**Requirement**
Leave out the pictures and print only the lines from the one with "Emit a component" through the one with "import * as", exactly as they are.

**Source data**
========================
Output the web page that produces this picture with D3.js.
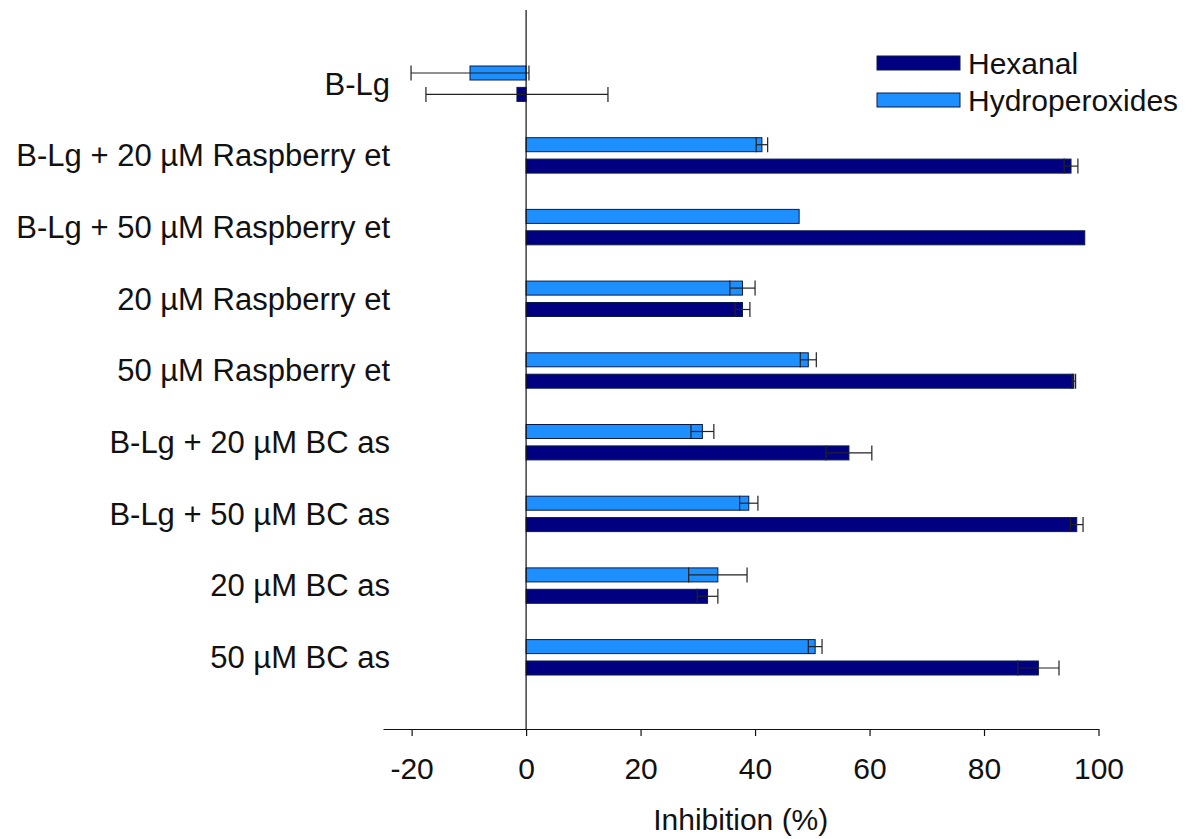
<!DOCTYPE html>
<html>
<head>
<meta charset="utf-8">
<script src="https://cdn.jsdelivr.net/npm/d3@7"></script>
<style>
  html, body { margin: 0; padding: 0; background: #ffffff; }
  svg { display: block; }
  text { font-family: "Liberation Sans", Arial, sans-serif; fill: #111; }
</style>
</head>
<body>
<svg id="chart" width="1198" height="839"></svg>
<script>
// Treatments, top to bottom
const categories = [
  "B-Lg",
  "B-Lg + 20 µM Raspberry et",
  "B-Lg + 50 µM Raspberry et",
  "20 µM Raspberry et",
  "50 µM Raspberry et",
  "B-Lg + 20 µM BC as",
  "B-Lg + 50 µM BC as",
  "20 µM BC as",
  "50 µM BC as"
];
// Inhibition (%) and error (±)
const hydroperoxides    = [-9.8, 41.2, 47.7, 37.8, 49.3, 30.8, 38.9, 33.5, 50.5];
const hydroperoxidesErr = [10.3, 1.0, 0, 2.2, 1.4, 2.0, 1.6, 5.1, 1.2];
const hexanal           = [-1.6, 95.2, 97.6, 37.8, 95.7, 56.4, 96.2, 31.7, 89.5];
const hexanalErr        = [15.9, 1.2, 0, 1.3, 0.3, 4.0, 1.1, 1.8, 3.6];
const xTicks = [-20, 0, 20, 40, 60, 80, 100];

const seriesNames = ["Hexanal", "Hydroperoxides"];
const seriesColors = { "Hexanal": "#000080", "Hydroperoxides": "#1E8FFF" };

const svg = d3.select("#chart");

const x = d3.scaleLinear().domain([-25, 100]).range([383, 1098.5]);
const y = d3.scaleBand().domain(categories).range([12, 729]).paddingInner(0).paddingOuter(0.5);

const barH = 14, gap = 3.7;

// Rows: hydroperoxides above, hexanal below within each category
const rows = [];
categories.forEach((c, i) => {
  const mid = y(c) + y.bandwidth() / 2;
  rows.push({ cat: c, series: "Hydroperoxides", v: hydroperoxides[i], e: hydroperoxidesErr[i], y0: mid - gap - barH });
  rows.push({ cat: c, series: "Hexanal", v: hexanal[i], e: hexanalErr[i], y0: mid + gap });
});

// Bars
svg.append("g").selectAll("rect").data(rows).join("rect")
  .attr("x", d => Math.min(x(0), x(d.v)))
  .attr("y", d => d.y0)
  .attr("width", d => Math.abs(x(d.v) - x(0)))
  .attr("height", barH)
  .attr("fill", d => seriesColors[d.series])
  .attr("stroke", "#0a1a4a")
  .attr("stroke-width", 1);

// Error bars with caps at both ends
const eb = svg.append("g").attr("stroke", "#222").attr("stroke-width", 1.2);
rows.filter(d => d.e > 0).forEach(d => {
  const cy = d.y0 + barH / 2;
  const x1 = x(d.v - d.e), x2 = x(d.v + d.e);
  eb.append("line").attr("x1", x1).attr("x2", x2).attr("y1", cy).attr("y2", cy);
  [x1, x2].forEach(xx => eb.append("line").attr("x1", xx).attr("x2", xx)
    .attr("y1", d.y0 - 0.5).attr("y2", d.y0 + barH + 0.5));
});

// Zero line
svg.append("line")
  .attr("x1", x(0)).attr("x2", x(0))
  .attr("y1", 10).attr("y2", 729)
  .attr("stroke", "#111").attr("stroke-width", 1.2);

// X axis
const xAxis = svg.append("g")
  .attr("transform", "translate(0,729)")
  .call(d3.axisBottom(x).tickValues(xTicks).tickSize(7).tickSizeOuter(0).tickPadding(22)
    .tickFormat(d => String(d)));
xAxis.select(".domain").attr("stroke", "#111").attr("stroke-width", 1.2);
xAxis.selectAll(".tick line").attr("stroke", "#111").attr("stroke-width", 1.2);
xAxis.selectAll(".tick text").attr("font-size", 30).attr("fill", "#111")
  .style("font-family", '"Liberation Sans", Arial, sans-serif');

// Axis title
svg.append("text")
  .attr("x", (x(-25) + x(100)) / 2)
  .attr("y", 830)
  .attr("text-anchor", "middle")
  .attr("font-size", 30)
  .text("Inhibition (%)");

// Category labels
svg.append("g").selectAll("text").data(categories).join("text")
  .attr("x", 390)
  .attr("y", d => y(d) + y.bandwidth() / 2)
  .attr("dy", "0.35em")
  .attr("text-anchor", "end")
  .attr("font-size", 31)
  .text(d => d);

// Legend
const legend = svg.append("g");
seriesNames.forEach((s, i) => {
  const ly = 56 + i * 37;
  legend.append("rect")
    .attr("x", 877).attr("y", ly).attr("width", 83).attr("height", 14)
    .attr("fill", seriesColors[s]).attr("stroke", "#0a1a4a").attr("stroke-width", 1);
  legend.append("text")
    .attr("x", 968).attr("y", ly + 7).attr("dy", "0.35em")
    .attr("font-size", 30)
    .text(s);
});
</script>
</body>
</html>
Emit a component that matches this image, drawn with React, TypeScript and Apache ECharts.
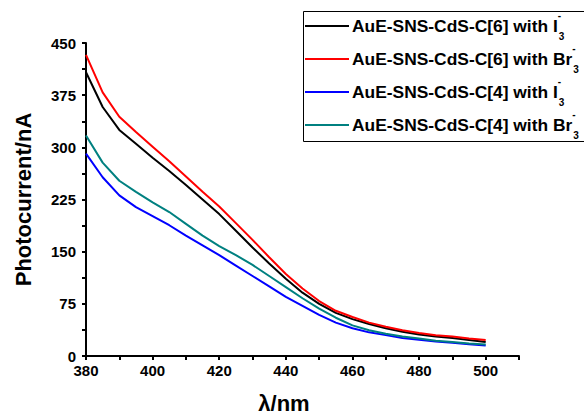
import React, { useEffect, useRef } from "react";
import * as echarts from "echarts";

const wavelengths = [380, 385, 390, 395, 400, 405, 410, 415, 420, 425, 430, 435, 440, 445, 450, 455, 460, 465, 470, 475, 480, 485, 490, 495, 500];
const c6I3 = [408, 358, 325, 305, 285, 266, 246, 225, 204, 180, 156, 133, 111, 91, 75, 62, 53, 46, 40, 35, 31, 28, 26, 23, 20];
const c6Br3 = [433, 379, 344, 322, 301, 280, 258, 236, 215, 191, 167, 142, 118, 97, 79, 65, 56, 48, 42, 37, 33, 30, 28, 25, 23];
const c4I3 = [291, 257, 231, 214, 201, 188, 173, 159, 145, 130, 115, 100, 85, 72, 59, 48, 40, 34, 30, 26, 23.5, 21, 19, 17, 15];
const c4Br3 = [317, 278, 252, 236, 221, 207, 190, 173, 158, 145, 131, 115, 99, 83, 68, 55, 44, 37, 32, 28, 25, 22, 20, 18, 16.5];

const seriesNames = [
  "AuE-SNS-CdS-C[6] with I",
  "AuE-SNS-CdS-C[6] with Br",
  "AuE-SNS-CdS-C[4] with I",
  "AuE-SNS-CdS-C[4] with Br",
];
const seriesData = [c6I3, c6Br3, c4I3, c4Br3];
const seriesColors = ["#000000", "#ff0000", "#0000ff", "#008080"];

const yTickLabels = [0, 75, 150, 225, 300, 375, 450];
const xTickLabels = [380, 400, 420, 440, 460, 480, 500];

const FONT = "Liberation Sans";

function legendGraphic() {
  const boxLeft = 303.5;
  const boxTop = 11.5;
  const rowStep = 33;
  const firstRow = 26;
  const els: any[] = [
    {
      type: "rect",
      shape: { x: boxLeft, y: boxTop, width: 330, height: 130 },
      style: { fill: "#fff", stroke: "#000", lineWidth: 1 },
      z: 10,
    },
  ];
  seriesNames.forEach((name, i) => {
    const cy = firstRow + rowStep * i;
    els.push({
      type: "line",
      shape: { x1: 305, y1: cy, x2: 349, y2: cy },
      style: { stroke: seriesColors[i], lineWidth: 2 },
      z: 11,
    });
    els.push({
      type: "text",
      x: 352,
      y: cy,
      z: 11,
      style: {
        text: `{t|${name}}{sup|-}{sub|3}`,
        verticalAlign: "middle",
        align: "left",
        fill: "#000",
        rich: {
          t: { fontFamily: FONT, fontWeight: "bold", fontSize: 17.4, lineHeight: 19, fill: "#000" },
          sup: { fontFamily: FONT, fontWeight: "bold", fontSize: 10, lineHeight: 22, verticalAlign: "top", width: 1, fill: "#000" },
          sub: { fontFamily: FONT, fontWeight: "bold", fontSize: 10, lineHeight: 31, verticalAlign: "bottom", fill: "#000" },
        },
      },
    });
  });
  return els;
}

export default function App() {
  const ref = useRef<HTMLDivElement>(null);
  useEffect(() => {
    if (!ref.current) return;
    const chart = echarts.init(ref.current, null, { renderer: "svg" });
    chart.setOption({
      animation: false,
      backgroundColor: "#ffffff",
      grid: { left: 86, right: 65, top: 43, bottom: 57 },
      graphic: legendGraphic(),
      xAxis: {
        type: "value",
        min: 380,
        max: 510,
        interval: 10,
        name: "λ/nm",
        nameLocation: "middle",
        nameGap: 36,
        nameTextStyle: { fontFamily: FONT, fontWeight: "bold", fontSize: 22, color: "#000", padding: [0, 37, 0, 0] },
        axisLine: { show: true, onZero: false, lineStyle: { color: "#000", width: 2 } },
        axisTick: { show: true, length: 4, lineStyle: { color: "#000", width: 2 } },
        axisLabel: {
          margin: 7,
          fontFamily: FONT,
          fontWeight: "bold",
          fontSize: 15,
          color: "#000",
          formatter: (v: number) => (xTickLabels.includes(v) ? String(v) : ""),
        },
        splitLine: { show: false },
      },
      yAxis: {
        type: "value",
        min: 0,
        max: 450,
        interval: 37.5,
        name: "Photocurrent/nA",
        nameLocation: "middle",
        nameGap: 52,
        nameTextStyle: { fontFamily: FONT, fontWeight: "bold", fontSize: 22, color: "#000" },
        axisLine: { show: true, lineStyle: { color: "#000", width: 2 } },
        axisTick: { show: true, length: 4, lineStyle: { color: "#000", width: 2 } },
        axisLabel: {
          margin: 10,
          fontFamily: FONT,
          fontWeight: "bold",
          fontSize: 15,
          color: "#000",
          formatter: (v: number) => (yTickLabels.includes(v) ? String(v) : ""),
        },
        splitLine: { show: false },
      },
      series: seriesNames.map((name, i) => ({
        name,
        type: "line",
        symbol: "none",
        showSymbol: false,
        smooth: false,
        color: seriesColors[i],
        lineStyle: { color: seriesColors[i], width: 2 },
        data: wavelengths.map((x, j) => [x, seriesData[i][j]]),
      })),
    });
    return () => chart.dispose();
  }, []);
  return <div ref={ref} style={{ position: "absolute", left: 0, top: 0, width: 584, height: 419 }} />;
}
========================
**Worked solution**
Emit a component that matches this image, drawn with React, TypeScript and Apache ECharts.
import React, { useEffect, useRef } from "react";
import * as echarts from "echarts";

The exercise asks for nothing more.